Teammates had nothing but praise for Fister, who over his previous 10 starts was 7-1 with a 1.57 ERA, developing into the ace of a star-studded rotation.

“You haven’t seen that happen all year, give up two home runs,” Span said. “I think the last time was maybe St. Louis (on June 15). I mean, it’s going to happen. That’s a good lineup over there. He still pitched good, in my opinion. He gave us a chance to win.”

The Nationals had been giving themselves chances to win for 10 days, and for 10 days they found a way to make the most of those opportunities. When it finally didn’t happen Friday, they weren’t exactly sure how to react. They barely remembered the last time they made the slow trudge down the dugout tunnel and back to a quiet clubhouse.

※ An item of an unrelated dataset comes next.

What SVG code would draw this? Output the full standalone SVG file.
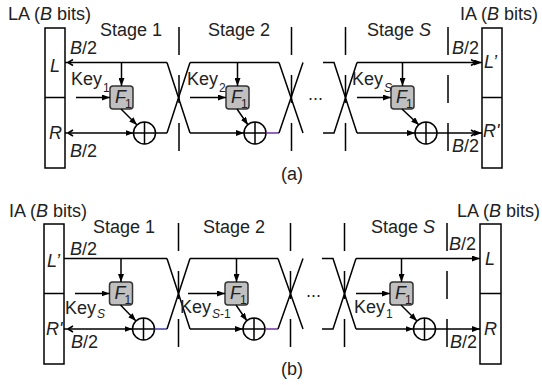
<svg xmlns="http://www.w3.org/2000/svg" width="542" height="385" viewBox="0 0 542 385">
<style>
.t{font-family:"Liberation Sans",Arial,sans-serif;font-size:18px;fill:#222}
.s{font-size:12px}
.i{font-style:italic}
.fl{font-family:"Liberation Sans",Arial,sans-serif;font-size:18px;font-style:italic;fill:#222}
.ln{fill:none;stroke:#000;stroke-width:1.5}
.tk{fill:none;stroke:#000;stroke-width:1.5;stroke-dasharray:28 20}
.bx{fill:#fff;stroke:#000;stroke-width:1.5}
.fb{fill:#c0c0c0;stroke:#333;stroke-width:1.5}
.xo{fill:#fff;stroke:#000;stroke-width:1.5}
</style>
<defs>
<marker id="ar" markerUnits="userSpaceOnUse" markerWidth="8" markerHeight="6" refX="8" refY="3" orient="auto">
<path d="M0,0 L8,3 L0,6 z" fill="#000"/>
</marker>
</defs>
<rect width="542" height="385" fill="#fff"/>

<!-- ===== (a) ===== -->
<g id="a-LA"><rect class="bx" x="45" y="28" width="20" height="140"/><line class="ln" x1="45" y1="97.5" x2="65" y2="97.5"/></g>
<g id="a-IA"><rect class="bx" x="482" y="28" width="20" height="140"/><line class="ln" x1="482" y1="97.5" x2="502" y2="97.5"/></g>
<g id="a-F1"><rect class="fb" x="110" y="86" width="23" height="23" rx="3"/></g>
<g id="a-F2"><rect class="fb" x="226" y="86" width="23" height="23" rx="3"/></g>
<g id="a-FS"><rect class="fb" x="391" y="86" width="23" height="23" rx="3"/></g>
<g id="a-X1"><circle class="xo" cx="144.5" cy="133" r="11"/><path class="ln" d="M133.5,133H155.5M144.5,122V144"/></g>
<g id="a-X2"><circle class="xo" cx="255" cy="133" r="11"/><path class="ln" d="M244,133H266M255,122V144"/></g>
<g id="a-XS"><circle class="xo" cx="426" cy="133" r="11"/><path class="ln" d="M415,133H437M426,122V144"/></g>

<g id="a-connectors">
<line class="ln" x1="65" y1="62.5" x2="167" y2="62.5"/>
<path class="ln" d="M68,62.5 L73,59.5 M68,62.5 L73,65.5"/>
<line class="ln" x1="65" y1="133" x2="133.5" y2="133" marker-end="url(#ar)"/>
<path class="ln" d="M68,133 L73,130 M68,133 L73,136"/>
<line class="ln" x1="121.5" y1="62.5" x2="121.5" y2="86" marker-end="url(#ar)"/>
<line class="ln" x1="76" y1="97.5" x2="110" y2="97.5" marker-end="url(#ar)"/>
<line class="ln" x1="121" y1="109" x2="137" y2="125" marker-end="url(#ar)"/>
<line class="ln" x1="155.5" y1="133" x2="167" y2="133"/>
<path class="ln" d="M167,62.5 L190,133 M167,133 L190,62.5"/>

<line class="ln" x1="190" y1="62.5" x2="279" y2="62.5"/>
<line class="ln" x1="190" y1="133" x2="244" y2="133" marker-end="url(#ar)"/>
<line class="ln" x1="237.5" y1="62.5" x2="237.5" y2="86" marker-end="url(#ar)"/>
<line class="ln" x1="190" y1="97.5" x2="226" y2="97.5" marker-end="url(#ar)"/>
<line class="ln" x1="237" y1="109" x2="248" y2="125" marker-end="url(#ar)"/>
<line fill="none" stroke="#7030a0" stroke-width="1.5" x1="266" y1="133" x2="279" y2="133"/>
<path class="ln" d="M279,62.5 L303,133 M279,133 L303,62.5"/>

<path class="ln" d="M323,62.5 H334 L357,133 M323,133 H334 L357,62.5"/>

<line class="ln" x1="357" y1="62.5" x2="482" y2="62.5" marker-end="url(#ar)"/>
<path class="ln" d="M476,62.5 L471,59.5 M476,62.5 L471,65.5"/>
<line class="ln" x1="357" y1="133" x2="415" y2="133" marker-end="url(#ar)"/>
<line class="ln" x1="437" y1="133" x2="482" y2="133" marker-end="url(#ar)"/>
<path class="ln" d="M476,133 L471,130 M476,133 L471,136"/>
<line class="ln" x1="402.5" y1="62.5" x2="402.5" y2="86" marker-end="url(#ar)"/>
<line class="ln" x1="357" y1="97.5" x2="391" y2="97.5" marker-end="url(#ar)"/>
<line class="ln" x1="402" y1="109" x2="419" y2="125" marker-end="url(#ar)"/>

<line class="tk" x1="179" y1="27" x2="179" y2="152"/>
<line class="tk" x1="291.5" y1="27" x2="291.5" y2="152"/>
<line class="tk" x1="345.5" y1="27" x2="345.5" y2="152"/>
<line class="tk" x1="448" y1="27" x2="448" y2="152"/>
</g>

<g id="a-labels">
<text class="t" x="8" y="20">LA (<tspan class="i">B</tspan> bits)</text>
<text class="t" x="100" y="36">Stage 1</text>
<text class="t" x="208" y="36">Stage 2</text>
<text class="t" x="367" y="36">Stage <tspan class="i">S</tspan></text>
<text class="t" x="460" y="20">IA (<tspan class="i">B</tspan> bits)</text>
<text class="t" x="70" y="54"><tspan class="i">B</tspan>/2</text>
<text class="t" x="70" y="157"><tspan class="i">B</tspan>/2</text>
<text class="t" x="452" y="54"><tspan class="i">B</tspan>/2</text>
<text class="t" x="452" y="152"><tspan class="i">B</tspan>/2</text>
<text class="t i" x="50" y="72">L</text>
<text class="t i" x="49" y="139">R</text>
<text class="t i" x="484" y="68">L’</text>
<text class="t i" x="483" y="137">R'</text>
<text class="t"><tspan x="71" y="85">Key</tspan><tspan class="s" x="103" y="92">1</tspan></text>
<text class="t"><tspan x="187" y="85">Key</tspan><tspan class="s" x="219" y="92">2</tspan></text>
<text class="t"><tspan x="352" y="85">Key</tspan><tspan class="s i" x="384" y="92">S</tspan></text>
<text class="fl" x="115" y="103">F</text><text class="t s" x="125" y="108">1</text>
<text class="fl" x="231" y="103">F</text><text class="t s" x="241" y="108">1</text>
<text class="fl" x="396" y="103">F</text><text class="t s" x="406" y="108">1</text>
<text class="t" x="308" y="100">...</text>
<text class="t" x="292" y="180" text-anchor="middle">(a)</text>
</g>

<!-- ===== (b) ===== -->
<g id="b-IA"><rect class="bx" x="44" y="224" width="20" height="140"/><line class="ln" x1="44" y1="293.5" x2="64" y2="293.5"/></g>
<g id="b-LA"><rect class="bx" x="480" y="224" width="21" height="140"/><line class="ln" x1="480" y1="293.5" x2="501" y2="293.5"/></g>
<g id="b-F1"><rect class="fb" x="109.5" y="282" width="23" height="23" rx="3"/></g>
<g id="b-F2"><rect class="fb" x="225" y="282" width="23" height="23" rx="3"/></g>
<g id="b-FS"><rect class="fb" x="390" y="282" width="23" height="23" rx="3"/></g>
<g id="b-X1"><circle class="xo" cx="143.5" cy="329" r="11"/><path class="ln" d="M132.5,329H154.5M143.5,318V340"/></g>
<g id="b-X2"><circle class="xo" cx="254" cy="329" r="11"/><path class="ln" d="M243,329H265M254,318V340"/></g>
<g id="b-XS"><circle class="xo" cx="424.5" cy="329" r="11"/><path class="ln" d="M413.5,329H435.5M424.5,318V340"/></g>

<g id="b-connectors">
<line class="ln" x1="64" y1="258.5" x2="167" y2="258.5"/>
<line class="ln" x1="64" y1="329" x2="132.5" y2="329" marker-end="url(#ar)"/>
<path class="ln" d="M68,329 L73,326 M68,329 L73,332"/>
<line class="ln" x1="121" y1="258.5" x2="121" y2="282" marker-end="url(#ar)"/>
<line class="ln" x1="75" y1="293.5" x2="109.5" y2="293.5" marker-end="url(#ar)"/>
<line class="ln" x1="120.5" y1="305" x2="136" y2="321" marker-end="url(#ar)"/>
<line fill="none" stroke="#3f3fa8" stroke-width="1.5" x1="154.5" y1="329" x2="167" y2="329"/>
<path class="ln" d="M167,258.5 L190,329 M167,329 L190,258.5"/>

<line class="ln" x1="190" y1="258.5" x2="278" y2="258.5"/>
<line class="ln" x1="190" y1="329" x2="243" y2="329" marker-end="url(#ar)"/>
<line class="ln" x1="236.5" y1="258.5" x2="236.5" y2="282" marker-end="url(#ar)"/>
<line class="ln" x1="188" y1="293.5" x2="225" y2="293.5" marker-end="url(#ar)"/>
<line class="ln" x1="236" y1="305" x2="247" y2="321" marker-end="url(#ar)"/>
<line fill="none" stroke="#7030a0" stroke-width="1.5" x1="265" y1="329" x2="278" y2="329"/>
<path class="ln" d="M278,258.5 L303,329 M278,329 L303,258.5"/>

<path class="ln" d="M322,258.5 H333 L356,329 M322,329 H333 L356,258.5"/>

<line class="ln" x1="356" y1="258.5" x2="480" y2="258.5" marker-end="url(#ar)"/>
<line class="ln" x1="356" y1="329" x2="413.5" y2="329" marker-end="url(#ar)"/>
<line class="ln" x1="435.5" y1="329" x2="480" y2="329" marker-end="url(#ar)"/>
<line class="ln" x1="401.5" y1="258.5" x2="401.5" y2="282" marker-end="url(#ar)"/>
<line class="ln" x1="356" y1="293.5" x2="390" y2="293.5" marker-end="url(#ar)"/>
<line class="ln" x1="401" y1="305" x2="417" y2="321" marker-end="url(#ar)"/>

<line class="tk" x1="178.5" y1="223" x2="178.5" y2="348"/>
<line class="tk" x1="290.5" y1="223" x2="290.5" y2="348"/>
<line class="tk" x1="344.5" y1="223" x2="344.5" y2="348"/>
<line class="tk" x1="447" y1="223" x2="447" y2="348"/>
</g>

<g id="b-labels">
<text class="t" x="9" y="217">IA (<tspan class="i">B</tspan> bits)</text>
<text class="t" x="93" y="233">Stage 1</text>
<text class="t" x="203" y="233">Stage 2</text>
<text class="t" x="371" y="233">Stage <tspan class="i">S</tspan></text>
<text class="t" x="457" y="217">LA (<tspan class="i">B</tspan> bits)</text>
<text class="t" x="70" y="255"><tspan class="i">B</tspan>/2</text>
<text class="t" x="71" y="348"><tspan class="i">B</tspan>/2</text>
<text class="t" x="449" y="250"><tspan class="i">B</tspan>/2</text>
<text class="t" x="450" y="348"><tspan class="i">B</tspan>/2</text>
<text class="t i" x="47" y="267">L’</text>
<text class="t i" x="46" y="335">R'</text>
<text class="t i" x="485" y="265">L</text>
<text class="t i" x="484" y="335">R</text>
<text class="t"><tspan x="65" y="314">Key</tspan><tspan class="s i" x="97" y="318">S</tspan></text>
<text class="t"><tspan x="180" y="313">Key</tspan><tspan class="s" x="212" y="318"><tspan class="i">S</tspan>-1</tspan></text>
<text class="t"><tspan x="354" y="313">Key</tspan><tspan class="s" x="386" y="318">1</tspan></text>
<text class="fl" x="114.5" y="299">F</text><text class="t s" x="124.5" y="304">1</text>
<text class="fl" x="230" y="299">F</text><text class="t s" x="240" y="304">1</text>
<text class="fl" x="395" y="299">F</text><text class="t s" x="405" y="304">1</text>
<text class="t" x="306" y="297">...</text>
<text class="t" x="292" y="375" text-anchor="middle">(b)</text>
</g>
</svg>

“We haven’t had that feeling in a while, fortunately,” first baseman Adam LaRoche said. “Tough loss, no question, just the way we got beat. Other than that, looking back, it was an awesome stretch. That’s what guys were talking about after the game: Just start up a new one.”

That was the prevailing sentiment throughout the clubhouse afterward. All those wins left them hungry for even more.

“Those don’t come around very often,” Williams said. “It’s pretty rare to see 10 in a row. But we’ve got to get back to work tomorrow and see if we can start another one.”